_REQUEST_: Write out, word for word, every line from the first one through the line that holds "0.325, 0.313, 0.30]", and nothing else; skip the pictures.

_SUPPLIED INFORMATION_:
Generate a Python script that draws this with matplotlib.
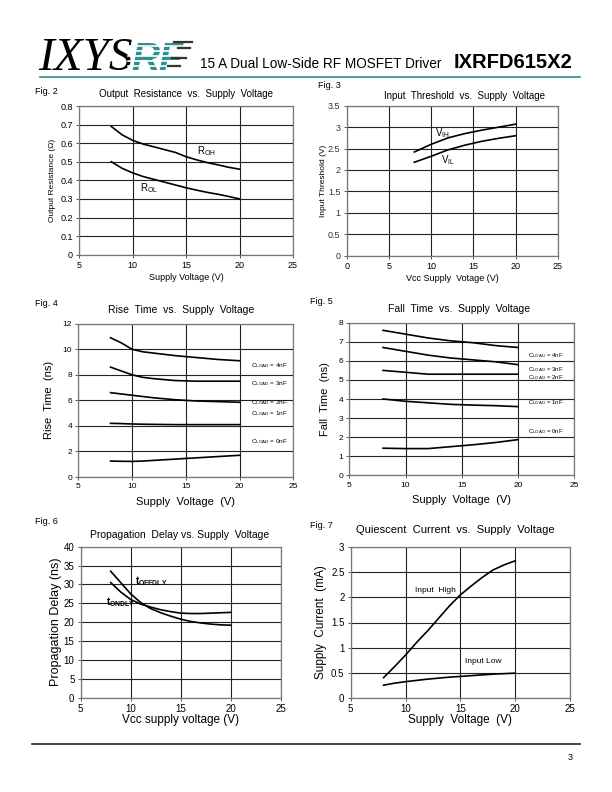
import matplotlib
matplotlib.use("Agg")
import matplotlib.pyplot as plt
import numpy as np

plt.rcParams['font.family'] = ['Liberation Sans', 'DejaVu Sans']

W, H = 612, 792

# Fig 2 - output resistance
v2 = [8, 9, 10, 11, 12, 13, 14, 15, 16, 17, 18, 19, 20]
r_oh = [0.69, 0.645, 0.615, 0.595, 0.58, 0.565, 0.55, 0.527, 0.51, 0.495, 0.483, 0.47, 0.46]
r_ol = [0.50, 0.465, 0.44, 0.42, 0.405, 0.39, 0.375, 0.36, 0.347, 0.335, 0.325, 0.313, 0.30]

# Fig 3 - input threshold
v3 = [8, 10, 12, 14, 16, 18, 20]
v_ih = [2.42, 2.6, 2.75, 2.85, 2.93, 3.0, 3.07]
v_il = [2.18, 2.32, 2.47, 2.58, 2.67, 2.74, 2.8]

# Fig 4 - rise time
v4 = [8, 9, 10, 11, 12, 14, 16, 18, 20]
rise_4nf = [10.9, 10.5, 10.0, 9.8, 9.7, 9.5, 9.35, 9.2, 9.1]
rise_3nf = [8.6, 8.3, 8.0, 7.8, 7.7, 7.55, 7.5, 7.5, 7.5]
rise_2nf = [6.6, 6.5, 6.4, 6.3, 6.2, 6.05, 5.95, 5.9, 5.85]
rise_1nf = [4.2, 4.18, 4.15, 4.13, 4.12, 4.1, 4.1, 4.1, 4.1]
rise_0nf = [1.25, 1.23, 1.22, 1.25, 1.3, 1.4, 1.5, 1.6, 1.7]
rise_lbl = ["4nF", "3nF", "2nF", "1nF", "0nF"]
rise_lbl_y = [8.7, 7.3, 5.85, 4.95, 2.75]

# Fig 5 - fall time
v5 = [8, 10, 12, 14, 16, 18, 20]
fall_4nf = [7.6, 7.4, 7.2, 7.05, 6.95, 6.8, 6.7]
fall_3nf = [6.7, 6.5, 6.3, 6.15, 6.05, 5.95, 5.8]
fall_2nf = [5.5, 5.4, 5.3, 5.3, 5.3, 5.3, 5.3]
fall_1nf = [4.0, 3.88, 3.8, 3.72, 3.68, 3.65, 3.6]
fall_0nf = [1.42, 1.4, 1.4, 1.5, 1.6, 1.72, 1.87]
fall_lbl = ["4nF", "3nF", "2nF", "1nF", "0nF"]
fall_lbl_y = [6.3, 5.55, 5.13, 3.8, 2.28]

# Fig 6 - propagation delay
v6 = [8, 9, 10, 11, 12, 13, 14, 15, 16, 17, 18, 19, 20]
t_off = [33.5, 30.5, 27.5, 25.2, 23.6, 22.5, 21.6, 20.8, 20.2, 19.8, 19.5, 19.3, 19.2]
t_on = [30.5, 28.0, 26.0, 24.8, 24.0, 23.3, 22.8, 22.4, 22.3, 22.3, 22.4, 22.5, 22.6]

# Fig 7 - quiescent current
v7 = [8, 9, 10, 11, 12, 13, 14, 15, 16, 17, 18, 19, 20]
i_high = [0.4, 0.62, 0.85, 1.1, 1.33, 1.58, 1.83, 2.05, 2.23, 2.4, 2.55, 2.65, 2.73]
i_low = [0.25, 0.29, 0.32, 0.345, 0.37, 0.39, 0.41, 0.425, 0.44, 0.455, 0.47, 0.48, 0.49]


def rect(l, t, r, b):
    return [l / W, 1 - b / H, (r - l) / W, (b - t) / H]


def ftext(x, y, s, **kw):
    fig.text(x / W, 1 - y / H, s, **kw)


def fline(x0, x1, y, **kw):
    fig.add_artist(plt.Line2D([x0 / W, x1 / W], [1 - y / H, 1 - y / H], **kw))


def setup(ax, xlim, ylim, xstep, ystep, fs):
    ax.set_xlim(*xlim)
    ax.set_ylim(*ylim)
    ax.set_xticks(range(xlim[0], xlim[1] + 1, xstep))
    ax.set_yticks(np.arange(ylim[0], ylim[1] + 1e-9, ystep))
    ax.grid(True, color='#222222', lw=0.8)
    ax.set_axisbelow(True)
    for s in ax.spines.values():
        s.set_color('#777777')
        s.set_linewidth(0.9)
    ax.tick_params(labelsize=fs, length=2.5, width=0.7, color='#555555', pad=2)


fig = plt.figure(figsize=(W / 100, H / 100), dpi=100)

# header
ftext(38, 70, "IXYS", fontsize=34, family='Liberation Serif', style='italic', va='baseline')
ftext(131, 70, "RF", fontsize=28, family='Liberation Sans', style='italic', weight='bold',
      color='#2f8f8f', va='baseline')
for yy in (46, 51, 56, 61, 66):
    fline(128, 200, yy, color='white', lw=1.2, zorder=5)
for x0, x1, yy in ((174, 192, 42), (178, 190, 48), (172, 186, 58), (168, 180, 66)):
    fline(x0, x1, yy, color='#333333', lw=1.6, zorder=6)
ftext(200, 68, "15 A Dual Low-Side RF MOSFET Driver", fontsize=9.8, va='baseline')
ftext(454, 68, "IXRFD615X2", fontsize=14.5, weight='bold', va='baseline')
fline(40, 580, 77, color='#2f8f8f', lw=1.2)

# footer
fline(32, 580, 744, color='#222222', lw=1.2)
ftext(570, 757, "3", fontsize=6.5, ha='center', va='center')

lw = 1.2

# Fig 2
ax = fig.add_axes(rect(79.3, 106, 293, 254.7))
setup(ax, (5, 25), (0, 0.8), 5, 0.1, 6.5)
ax.set_yticklabels(["0", "0.1", "0.2", "0.3", "0.4", "0.5", "0.6", "0.7", "0.8"])
ax.plot(v2, r_oh, color='black', lw=lw)
ax.plot(v2, r_ol, color='black', lw=lw)
ax.text(16, 0.56, "R$_{\\mathregular{OH}}$", fontsize=7, va='center')
ax.text(10.7, 0.357, "R$_{\\mathregular{OL}}$", fontsize=7, va='center')
ax.set_xlabel("Supply Voltage (V)", fontsize=6.5, labelpad=2)
ax.set_ylabel("Output Resistance (\u03a9)", fontsize=6, labelpad=3)
ftext(35, 92, "Fig. 2", fontsize=6.5, va='center')
ftext(186, 94, "Output  Resistance  vs.  Supply  Voltage", fontsize=7, ha='center', va='center')

# Fig 3
ax = fig.add_axes(rect(346.7, 105.7, 558, 255.7))
setup(ax, (0, 25), (0, 3.5), 5, 0.5, 6.5)
ax.set_yticklabels(["0", "0.5", "1", "1.5", "2", "2.5", "3", "3.5"], color='#333333')
ax.plot(v3, v_ih, color='black', lw=lw)
ax.plot(v3, v_il, color='black', lw=lw)
ax.text(10.4, 2.86, "V$_{\\mathregular{IH}}$", fontsize=7, va='center')
ax.text(11.1, 2.23, "V$_{\\mathregular{IL}}$", fontsize=7, va='center')
ax.set_xlabel("Vcc Supply  Votage (V)", fontsize=6.5, labelpad=2)
ax.set_ylabel("Input Threshold (V)", fontsize=6, labelpad=1)
ftext(318, 86, "Fig. 3", fontsize=6.5, va='center')
ftext(465, 96, "Input  Threshold  vs.  Supply  Voltage", fontsize=7, ha='center', va='center')

# Fig 4
ax = fig.add_axes(rect(78.3, 323.7, 293.3, 477))
setup(ax, (5, 25), (0, 12), 5, 2, 6)
for y in (rise_4nf, rise_3nf, rise_2nf, rise_1nf, rise_0nf):
    ax.plot(v4, y, color='black', lw=lw)
for s, y in zip(rise_lbl, rise_lbl_y):
    ax.text(21.1, y, "C$_{\\mathregular{LOAD}}$ = " + s, fontsize=4.6, va='center')
ax.set_xlabel("Supply  Voltage  (V)", fontsize=8, labelpad=5)
ax.set_ylabel("Rise  Time  (ns)", fontsize=8, labelpad=6)
ftext(35, 303, "Fig. 4", fontsize=6.5, va='center')
ftext(181, 310, "Rise  Time  vs.  Supply  Voltage", fontsize=7.5, ha='center', va='center')

# Fig 5
ax = fig.add_axes(rect(349.3, 322.7, 574.3, 475.3))
setup(ax, (5, 25), (0, 8), 5, 1, 6)
for y in (fall_4nf, fall_3nf, fall_2nf, fall_1nf, fall_0nf):
    ax.plot(v5, y, color='black', lw=lw)
for s, y in zip(fall_lbl, fall_lbl_y):
    ax.text(20.9, y, "C$_{\\mathregular{LOAD}}$ = " + s, fontsize=4.4, va='center')
ax.set_xlabel("Supply  Voltage  (V)", fontsize=8, labelpad=5)
ax.set_ylabel("Fall  Time  (ns)", fontsize=8, labelpad=6)
ftext(310, 302, "Fig. 5", fontsize=6.5, va='center')
ftext(459, 309, "Fall  Time  vs.  Supply  Voltage", fontsize=7.5, ha='center', va='center')

# Fig 6
ax = fig.add_axes(rect(80.7, 546.7, 280.7, 697.7))
setup(ax, (5, 25), (0, 40), 5, 5, 7)
ax.plot(v6, t_off, color='black', lw=lw)
ax.plot(v6, t_on, color='black', lw=lw)
ax.text(10.45, 31.0, "t$_{\\mathregular{OFFDLY}}$", fontsize=7, va='center', weight='bold')
ax.text(7.55, 25.4, "t$_{\\mathregular{ONDLY}}$", fontsize=7, va='center', weight='bold')
ax.set_xlabel("Vcc supply voltage (V)", fontsize=8.5, labelpad=0)
ax.set_ylabel("Propagation Delay (ns)", fontsize=9, labelpad=1)
ftext(35, 522, "Fig. 6", fontsize=6.5, va='center')
ftext(180, 535, "Propagation  Delay vs. Supply  Voltage", fontsize=7.5, ha='center', va='center')

# Fig 7
ax = fig.add_axes(rect(350.7, 547.3, 570, 697.7))
setup(ax, (5, 25), (0, 3), 5, 0.5, 7)
ax.set_yticklabels(["0", "0.5", "1", "1.5", "2", "2.5", "3"])
ax.plot(v7, i_high, color='black', lw=lw)
ax.plot(v7, i_low, color='black', lw=lw)
ax.text(10.9, 2.13, "Input  High", fontsize=6, va='center')
ax.text(15.4, 0.72, "Input Low", fontsize=6, va='center')
ax.set_xlabel("Supply  Voltage  (V)", fontsize=8.5, labelpad=0)
ax.set_ylabel("Supply  Current  (mA)", fontsize=8.5, labelpad=3)
ftext(310, 526, "Fig. 7", fontsize=6.5, va='center')
ftext(455, 530, "Quiescent  Current  vs.  Supply  Voltage", fontsize=8, ha='center', va='center')

fig.savefig("out.png", dpi=100)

_OUTPUT FOR THIS TASK_:
Generate a Python script that draws this with matplotlib.
import matplotlib
matplotlib.use("Agg")
import matplotlib.pyplot as plt
import numpy as np

plt.rcParams['font.family'] = ['Liberation Sans', 'DejaVu Sans']

W, H = 612, 792

# Fig 2 - output resistance
v2 = [8, 9, 10, 11, 12, 13, 14, 15, 16, 17, 18, 19, 20]
r_oh = [0.69, 0.645, 0.615, 0.595, 0.58, 0.565, 0.55, 0.527, 0.51, 0.495, 0.483, 0.47, 0.46]
r_ol = [0.50, 0.465, 0.44, 0.42, 0.405, 0.39, 0.375, 0.36, 0.347, 0.335, 0.325, 0.313, 0.30]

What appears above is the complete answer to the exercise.